Le mouvement du capital dans le procès de reproduction est un mouvement unique, mais en raison de la séparation des diverses formes du capital, ce mouvement unique passe par des formes autonomes l’une à l’égard de l’autre.

Il existe donc la possibilité de rompre l’unité du mouvement. Dans la production capitaliste, basée sur la propriété privée des moyens sociaux de production, règne en général l’anarchie de la production. La séparation des formes du p. 164mouvement du capital aggrave cette anarchie de la production et engendre la possibilité de crises. (Dans le chapitre des crises, nous parlerons d’une façon détaillée du rôle que joue la séparation des formes du capital dans la naissance des crises.)

Les formes de la plus-value et leur importance

Par suite de la séparation des formes différentes du capital, les rapports de classe affectent des formes de plus en plus compliquées. Chaque groupe de la bourgeoisie reçoit sa part de la plus-value suivant ses fonctions dans le mouvement du capital. Les contradictions au sein de la bourgeoisie sont celles engendrées par la répartition de la plus-value. En principe, elles diffèrent essentiellement de la contradiction fondamentale de classe de la société capitaliste entre le prolétariat et la bourgeoisie dans son ensemble.

Le capital commercial et le capital bancaire étant opposés au capital industriel comme capitaux particuliers et autonomes des marchands et des banquiers, qui n’ont aucun rapport immédiat avec la production, on a l’impression que leur revenu n’est nullement lié à l’exploitation de la classe ouvrière, que les revenus des différents groupes de capitalistes ont des sources particulières et indépendantes l’une de l’autre.

À côté du commerçant et du banquier, l’industriel se trouve aussi en face du propriétaire foncier. Ce dernier, comme nous le verrons plus loin, occupe dans la société capitaliste une situation particulière par rapport à tous les groupes de capitalistes. S’opposant aux capitalistes en tant que propriétaires de la terre, il touche sa part dans la masse totale de la plus-value.

La différenciation du capital social en capitaux indépendants et opposés l’un à l’autre : industriel, commercial et bancaire et l’existence de la propriété foncière conduisent à la répartition de la plus-value sous différentes formes : profit (industriel et commercial), intérêt et rente foncière.
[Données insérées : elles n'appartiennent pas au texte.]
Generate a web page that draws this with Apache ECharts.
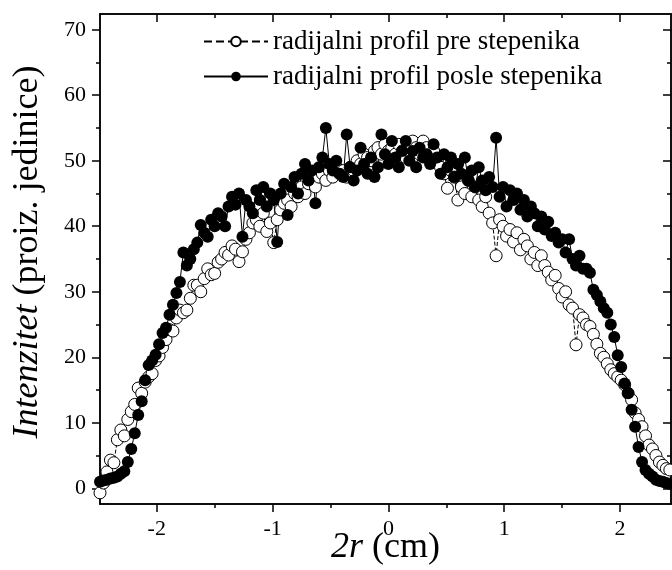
<!DOCTYPE html>
<html>
<head>
<meta charset="utf-8">
<script src="https://cdn.jsdelivr.net/npm/echarts@6/dist/echarts.min.js"></script>
<style>html,body{margin:0;padding:0;background:#fff}#c{width:672px;height:570px}</style>
</head>
<body>
<div id="c"></div>
<script>
const xValues = [-2.49,-2.46,-2.43,-2.40,-2.37,-2.34,-2.31,-2.28,-2.25,-2.22,-2.19,-2.16,-2.13,-2.10,-2.07,-2.04,-2.01,-1.98,-1.95,-1.92,-1.89,-1.86,-1.83,-1.80,-1.77,-1.74,-1.71,-1.68,-1.65,-1.62,-1.59,-1.56,-1.53,-1.50,-1.47,-1.44,-1.41,-1.38,-1.35,-1.32,-1.29,-1.26,-1.23,-1.20,-1.17,-1.14,-1.11,-1.08,-1.05,-1.02,-0.99,-0.96,-0.93,-0.90,-0.87,-0.84,-0.81,-0.78,-0.75,-0.72,-0.69,-0.66,-0.63,-0.60,-0.57,-0.54,-0.51,-0.48,-0.45,-0.42,-0.39,-0.36,-0.33,-0.30,-0.27,-0.24,-0.21,-0.18,-0.15,-0.12,-0.09,-0.06,-0.03,0.00,0.03,0.06,0.09,0.12,0.15,0.18,0.21,0.24,0.27,0.30,0.33,0.36,0.39,0.42,0.45,0.48,0.51,0.54,0.57,0.60,0.63,0.66,0.69,0.72,0.75,0.78,0.81,0.84,0.87,0.90,0.93,0.96,0.99,1.02,1.05,1.08,1.11,1.14,1.17,1.20,1.23,1.26,1.29,1.32,1.35,1.38,1.41,1.44,1.47,1.50,1.53,1.56,1.59,1.62,1.65,1.68,1.71,1.74,1.77,1.80,1.83,1.86,1.89,1.92,1.95,1.98,2.01,2.04,2.07,2.10,2.13,2.16,2.19,2.22,2.25,2.28,2.31,2.34,2.37,2.40,2.43];

const preValues = [-0.7,0.8,2.5,4.3,3.9,7.4,8.9,8.0,10.5,11.7,12.8,15.3,14.5,16.2,17.0,17.5,19.5,20.2,21.5,22.7,24.2,24.0,26.0,27.2,26.8,27.2,29.0,31.0,31.0,30.0,32.0,33.5,32.6,32.8,34.5,35.0,36.0,35.6,37.0,36.5,34.6,36.1,38.0,39.0,40.5,41.0,40.0,42.0,39.2,40.5,37.5,41.0,42.5,43.5,44.0,43.0,45.0,44.5,46.0,45.0,46.5,47.0,46.0,47.5,48.0,47.0,48.5,47.5,49.0,48.0,48.5,47.5,49.0,48.5,50.0,49.5,51.0,50.5,50.0,51.5,52.0,51.0,52.5,51.5,52.0,51.0,52.5,51.5,50.5,52.0,53.0,52.0,51.0,53.0,52.0,50.5,51.5,50.0,49.0,48.0,45.8,48.5,47.5,44.0,46.0,45.0,47.0,44.5,46.0,44.0,43.0,44.5,42.0,40.5,35.5,41.0,40.0,38.5,39.5,37.6,39.0,36.4,38.0,37.0,35.0,36.0,34.0,35.5,34.0,33.0,31.8,32.5,30.5,29.2,30.0,28.0,27.5,21.9,26.5,26.0,25.0,24.7,23.5,22.0,20.6,20.0,19.0,18.1,17.5,17.0,16.5,15.8,14.5,13.5,11.5,10.5,9.4,8.0,6.6,6.0,5.0,4.0,3.5,3.0,2.8];

const postValues = [1.0,1.2,1.3,1.5,1.6,1.8,2.2,2.6,4.0,6.0,8.4,11.2,13.3,16.5,18.8,19.5,20.4,22.0,23.7,24.5,26.5,28.0,29.8,31.5,36.0,34.0,35.0,36.5,37.5,40.2,39.0,38.4,41.0,40.0,42.0,41.5,40.0,43.0,44.5,43.3,45.0,38.4,44.0,43.0,42.0,45.5,44.0,46.0,43.0,45.0,44.0,37.6,45.0,46.5,41.7,46.0,47.5,45.0,48.0,49.5,47.0,48.5,43.5,49.0,50.5,55.0,49.5,48.5,50.0,48.0,47.5,54.0,49.0,47.0,48.5,52.0,49.5,48.0,50.5,47.5,49.0,54.0,51.0,49.5,53.0,50.5,49.0,51.5,53.0,50.0,51.5,49.0,52.0,50.5,51.0,49.5,52.5,50.5,48.0,51.0,49.0,50.5,47.5,49.5,48.0,50.5,47.0,48.5,46.0,49.0,47.0,45.5,47.5,46.0,53.5,44.5,46.0,43.0,45.5,44.0,45.0,42.5,44.0,41.5,43.0,42.0,40.0,41.5,39.5,40.7,38.5,39.0,37.5,38.0,36.0,38.0,35.0,34.0,35.5,33.5,33.5,32.9,30.3,29.5,28.5,27.5,26.8,25.0,23.1,20.3,18.5,16.0,14.5,12.0,9.4,6.3,4.0,2.8,2.2,1.8,1.3,1.1,1.0,0.8,0.7];

const xMajorTicks = [-2, -1, 0, 1, 2];
const xMinorTicks = [-1.5, -0.5, 0.5, 1.5];
const yMajorTicks = [0, 10, 20, 30, 40, 50, 60, 70];
const yMinorTicks = [5, 15, 25, 35, 45, 55, 65];

const seriesNames = ['radijalni profil pre stepenika', 'radijalni profil posle stepenika'];

const FONT = 'Liberation Serif';
const X_MIN = -2.49, X_MAX = 2.44, Y_MIN = -2.4, Y_MAX = 72.4;

function pairs(xs, ys) { return xs.map((x, i) => [x, ys[i]]); }

const axisLine = { show: true, onZero: false, lineStyle: { color: '#000', width: 1.5 } };
function axisDef(position, min, max, ticks, len, inside, labels) {
  return {
    type: 'value', position: position, min: min, max: max,
    axisLine: axisLine,
    axisTick: { show: true, customValues: ticks, length: len, inside: inside, lineStyle: { color: '#000', width: 1.5 } },
    axisLabel: labels ? { show: true, customValues: ticks, margin: 14, color: '#000', fontFamily: FONT, fontSize: 22,
      formatter: v => String(v) } : { show: false },
    splitLine: { show: false }
  };
}

const titleRich = { i: { fontFamily: FONT, fontSize: 36, fontStyle: 'italic', color: '#000' } };
const xAxes = [
  Object.assign(axisDef('bottom', X_MIN, X_MAX, xMajorTicks, 8, false, true), {
    name: '{i|2r} (cm)', nameLocation: 'middle', nameGap: 26, nameMoveOverlap: false,
    nameTextStyle: { fontFamily: FONT, fontSize: 36, color: '#000', rich: titleRich }
  }),
  axisDef('bottom', X_MIN, X_MAX, xMinorTicks, 4, false, false),
  axisDef('top', X_MIN, X_MAX, xMajorTicks, 8, true, false),
  axisDef('top', X_MIN, X_MAX, xMinorTicks, 4, true, false)
];
const yAxes = [
  Object.assign(axisDef('left', Y_MIN, Y_MAX, yMajorTicks, 8, false, true), {
    name: '{i|Intenzitet} (proiz. jedinice)', nameLocation: 'middle', nameGap: 54,
    nameTextStyle: { fontFamily: FONT, fontSize: 36, color: '#000', padding: [0, 0, 0, 14], rich: titleRich }
  }),
  axisDef('left', Y_MIN, Y_MAX, yMinorTicks, 4, false, false),
  axisDef('right', Y_MIN, Y_MAX, yMajorTicks, 8, true, false),
  axisDef('right', Y_MIN, Y_MAX, yMinorTicks, 4, true, false)
];

const chart = echarts.init(document.getElementById('c'), null, { renderer: 'canvas' });
chart.setOption({
  animation: false,
  backgroundColor: '#fff',
  grid: { left: 100, right: 1, top: 14, bottom: 66, containLabel: false, outerBoundsMode: 'none' },
  xAxis: xAxes,
  yAxis: yAxes,
  legend: {
    orient: 'vertical', left: 198, top: 23, itemWidth: 64, itemHeight: 12, itemGap: 8,
    data: seriesNames,
    textStyle: { fontFamily: FONT, fontSize: 27, color: '#000' }
  },
  series: [
    {
      name: seriesNames[0], type: 'line', xAxisIndex: 0, yAxisIndex: 0,
      data: pairs(xValues, preValues),
      symbol: 'circle', symbolSize: 12,
      itemStyle: { color: '#fff', borderColor: '#000', borderWidth: 1 },
      lineStyle: { color: '#000', width: 1, type: 'dashed' }
    },
    {
      name: seriesNames[1], type: 'line', xAxisIndex: 0, yAxisIndex: 0,
      data: pairs(xValues, postValues),
      symbol: 'circle', symbolSize: 12,
      itemStyle: { color: '#000', borderColor: '#000', borderWidth: 0 },
      lineStyle: { color: '#000', width: 1, type: 'solid' }
    }
  ]
});
</script>
</body>
</html>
Nous avons vu, dans les chapitres précédents, que l’exploitation capitaliste est voilée par la forme du capital et du salaire. Le fait que la plus-value se présente sous des formes particulières, extérieurement indépendantes l’une de l’autre, dissimule l’essence de l’exploitation capitaliste. Ces formes créent l’apparence que les revenus des divers p. 165groupes capitalistes découlent de sources différentes indépendantes ; la source commune et véritable de ces revenus — la plus-value, l’exploitation de la classe ouvrière — devient invisible, ainsi que le fait que, par rapport au prolétariat, toute la bourgeoisie est une classe unique d’exploiteurs.

Le fait que Marx considère la plus-value indépendamment des formes particulières qu’elle revêt, et les rapports entre la bourgeoisie et le prolétariat indépendamment de la division de la bourgeoisie en groupements distincts a, dans la doctrine marxiste, la plus grande importance. Cette méthode permet de mettre à jour les vrais rapports de classe dissimulés derrière toutes les formes de la plus-value, à savoir l’exploitation de la classe ouvrière.

Dans le présent chapitre, nous allons montrer comment, sur la base de la division du capital social en plusieurs parties, la plus-value affecte des formes particulières : profit du capital industriel, profit du capital commercial, intérêt et rente foncière.

Nous commencerons par la transformation de la plus-value en profit du capital industriel puisque le

… capitaliste qui produit de la plus-value, c’est-à-dire qui extorque directement aux ouvriers du travail non payé qu’il réalise en marchandises, est bien le premier à s’approprier cette plus-value. (K. Marx : le Capital, t. 4, p. 8.)

Déjà, entre les mains des capitalistes industriels, la plus-value prend une forme spéciale qui dissimule son véritable contenu.